Primary school is also a space for critical socialisation. We learn to live with others, to negotiate, to deal with frustration without throwing a chair through the window, to understand that the world doesn’t revolve around our belly buttons. School is the first lab of democracy, community and empathy. And that matters way more than memorising all the rivers of Europe (though sure, that’s cool too).

Also: developing solid reading comprehension isn’t just about sounding out words: it’s about not falling for fake news, reading between the lines, and knowing the difference between opinion and fact. In the era of algorithmic disinformation and endless reels even AI is tired of, this ability is a full-on superpower. It immunises us against manipulation, and that, my friends, is a deeply political act.

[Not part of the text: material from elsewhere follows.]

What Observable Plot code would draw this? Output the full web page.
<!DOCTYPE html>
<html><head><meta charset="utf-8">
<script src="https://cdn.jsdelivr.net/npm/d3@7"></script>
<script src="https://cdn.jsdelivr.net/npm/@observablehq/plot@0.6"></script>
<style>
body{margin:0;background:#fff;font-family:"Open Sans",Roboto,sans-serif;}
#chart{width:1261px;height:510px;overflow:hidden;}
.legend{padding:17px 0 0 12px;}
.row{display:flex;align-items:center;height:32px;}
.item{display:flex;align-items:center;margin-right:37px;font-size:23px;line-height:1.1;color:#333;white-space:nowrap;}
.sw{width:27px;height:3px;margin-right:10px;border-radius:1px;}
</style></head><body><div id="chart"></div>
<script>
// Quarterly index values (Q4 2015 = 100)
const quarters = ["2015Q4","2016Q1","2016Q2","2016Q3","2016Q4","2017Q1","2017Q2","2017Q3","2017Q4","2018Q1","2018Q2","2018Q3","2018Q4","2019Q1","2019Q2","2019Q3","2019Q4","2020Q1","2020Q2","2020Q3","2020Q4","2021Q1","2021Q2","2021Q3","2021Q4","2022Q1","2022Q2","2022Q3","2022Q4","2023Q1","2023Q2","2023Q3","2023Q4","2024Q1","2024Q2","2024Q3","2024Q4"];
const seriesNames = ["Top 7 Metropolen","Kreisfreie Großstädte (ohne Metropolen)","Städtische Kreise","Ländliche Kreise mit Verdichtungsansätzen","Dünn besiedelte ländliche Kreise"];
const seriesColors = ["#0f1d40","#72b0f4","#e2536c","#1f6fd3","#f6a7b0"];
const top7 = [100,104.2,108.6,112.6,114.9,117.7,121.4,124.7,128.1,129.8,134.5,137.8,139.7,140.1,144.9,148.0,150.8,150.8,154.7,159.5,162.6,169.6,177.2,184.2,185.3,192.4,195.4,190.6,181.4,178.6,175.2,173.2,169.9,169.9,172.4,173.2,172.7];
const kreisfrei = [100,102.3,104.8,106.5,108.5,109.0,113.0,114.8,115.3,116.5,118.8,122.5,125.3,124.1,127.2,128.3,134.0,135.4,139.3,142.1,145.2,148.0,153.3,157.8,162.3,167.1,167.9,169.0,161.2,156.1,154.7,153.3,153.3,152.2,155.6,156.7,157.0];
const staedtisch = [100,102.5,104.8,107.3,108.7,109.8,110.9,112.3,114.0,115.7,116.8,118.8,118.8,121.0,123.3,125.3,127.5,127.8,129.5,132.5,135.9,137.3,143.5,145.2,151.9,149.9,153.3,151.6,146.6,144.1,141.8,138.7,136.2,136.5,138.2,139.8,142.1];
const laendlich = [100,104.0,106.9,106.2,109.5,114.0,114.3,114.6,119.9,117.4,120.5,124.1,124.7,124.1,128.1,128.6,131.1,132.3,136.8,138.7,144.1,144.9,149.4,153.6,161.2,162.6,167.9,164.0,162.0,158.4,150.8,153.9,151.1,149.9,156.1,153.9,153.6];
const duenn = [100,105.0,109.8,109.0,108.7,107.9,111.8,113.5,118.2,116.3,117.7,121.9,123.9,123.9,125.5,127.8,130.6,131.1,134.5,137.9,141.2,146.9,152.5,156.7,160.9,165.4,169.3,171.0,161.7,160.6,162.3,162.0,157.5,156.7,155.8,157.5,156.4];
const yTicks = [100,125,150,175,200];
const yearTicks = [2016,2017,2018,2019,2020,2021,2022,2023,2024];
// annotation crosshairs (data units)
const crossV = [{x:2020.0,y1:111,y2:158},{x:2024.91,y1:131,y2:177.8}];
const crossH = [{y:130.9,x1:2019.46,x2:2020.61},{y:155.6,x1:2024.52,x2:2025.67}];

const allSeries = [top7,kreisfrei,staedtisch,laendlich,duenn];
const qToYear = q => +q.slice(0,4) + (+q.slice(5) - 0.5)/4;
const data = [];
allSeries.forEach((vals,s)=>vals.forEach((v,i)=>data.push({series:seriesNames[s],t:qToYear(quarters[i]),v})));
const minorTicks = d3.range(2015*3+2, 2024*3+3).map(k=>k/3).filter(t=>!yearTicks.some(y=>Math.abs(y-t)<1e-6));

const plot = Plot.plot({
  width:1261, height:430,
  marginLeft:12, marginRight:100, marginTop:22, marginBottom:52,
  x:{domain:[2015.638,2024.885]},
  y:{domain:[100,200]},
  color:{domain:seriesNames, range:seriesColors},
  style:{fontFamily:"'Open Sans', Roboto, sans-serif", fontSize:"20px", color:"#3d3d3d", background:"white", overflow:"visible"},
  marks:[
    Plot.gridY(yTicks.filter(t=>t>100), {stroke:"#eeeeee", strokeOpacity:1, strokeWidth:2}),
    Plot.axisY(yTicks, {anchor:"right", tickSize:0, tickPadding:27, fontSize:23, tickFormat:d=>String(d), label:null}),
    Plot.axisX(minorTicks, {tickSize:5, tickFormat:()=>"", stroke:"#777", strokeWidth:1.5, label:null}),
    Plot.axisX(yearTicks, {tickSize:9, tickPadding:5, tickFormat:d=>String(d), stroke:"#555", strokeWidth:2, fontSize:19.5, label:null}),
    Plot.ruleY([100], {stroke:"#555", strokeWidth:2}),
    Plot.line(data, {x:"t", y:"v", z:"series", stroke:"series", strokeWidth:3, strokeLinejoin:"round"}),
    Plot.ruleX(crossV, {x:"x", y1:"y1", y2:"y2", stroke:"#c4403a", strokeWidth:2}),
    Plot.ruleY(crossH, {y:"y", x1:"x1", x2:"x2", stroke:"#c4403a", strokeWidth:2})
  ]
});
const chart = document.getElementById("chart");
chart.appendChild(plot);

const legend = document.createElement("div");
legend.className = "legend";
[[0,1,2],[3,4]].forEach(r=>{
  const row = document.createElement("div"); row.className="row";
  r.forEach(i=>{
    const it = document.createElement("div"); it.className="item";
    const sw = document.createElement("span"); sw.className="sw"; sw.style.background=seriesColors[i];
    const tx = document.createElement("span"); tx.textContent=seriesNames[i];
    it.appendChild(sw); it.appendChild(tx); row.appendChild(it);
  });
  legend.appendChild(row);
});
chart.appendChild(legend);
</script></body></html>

And for any liberals still reading this (hi, how’s that whole “the market fixes everything” thing going?), here’s a bonus track: public, free, high-quality primary education isn’t some woke fantasy: it’s an investment in human capital. Yep, sounds cold, but if economics is your jam, buckle up: every euro put into primary education gets multiplied. Because less school failure = less unemployment = more productivity = more taxpayers. Even the IMF says this, not just the quinoa radicals at UNESCO. Unless your company just wants to squeeze people dry and dump them before they hit 50: then maybe you don’t care. Up to you.

But let’s get back to what matters: inclusive, equitable primary education is the best tool we have to reduce structural inequality. It’s where kids not only learn values, but begin to sense how the world works, who has power, and who doesn’t. If schools don’t make injustice visible, if we don’t talk about racism, class, gender, colonialism, care work, then when? Because the personal is political. And so is education. Full stop.

Personalised learning isn’t a luxury: it’s a democratic necessity. Not everyone learns the same way, needs the same things, or arrives under the same conditions. And that takes money. A lot. And it’s an investment, not a cost. Because without investment, there’s no equity. And without equity, there’s no social justice. And without social justice… well, we all know how that story ends.

Countries that invest in primary education see results. Better health, lower crime, stronger civic engagement. Finland gets it, though it pains me to say it. And no, it’s not just because they eat salmon and have gorgeous libraries (though that helps). It’s because they take childhood seriously. They know education isn’t about charity: it’s about collective survival. And by the way: beautiful libraries cost money. So does reducing class sizes. Just saying.

Thinking primary education isn’t essential for a society’s human, social and political development is, bless your heart, kind of foolish. Investing in primary means investing in equality, democracy, and a future where we don’t have to write posts like this with our jaws clenched.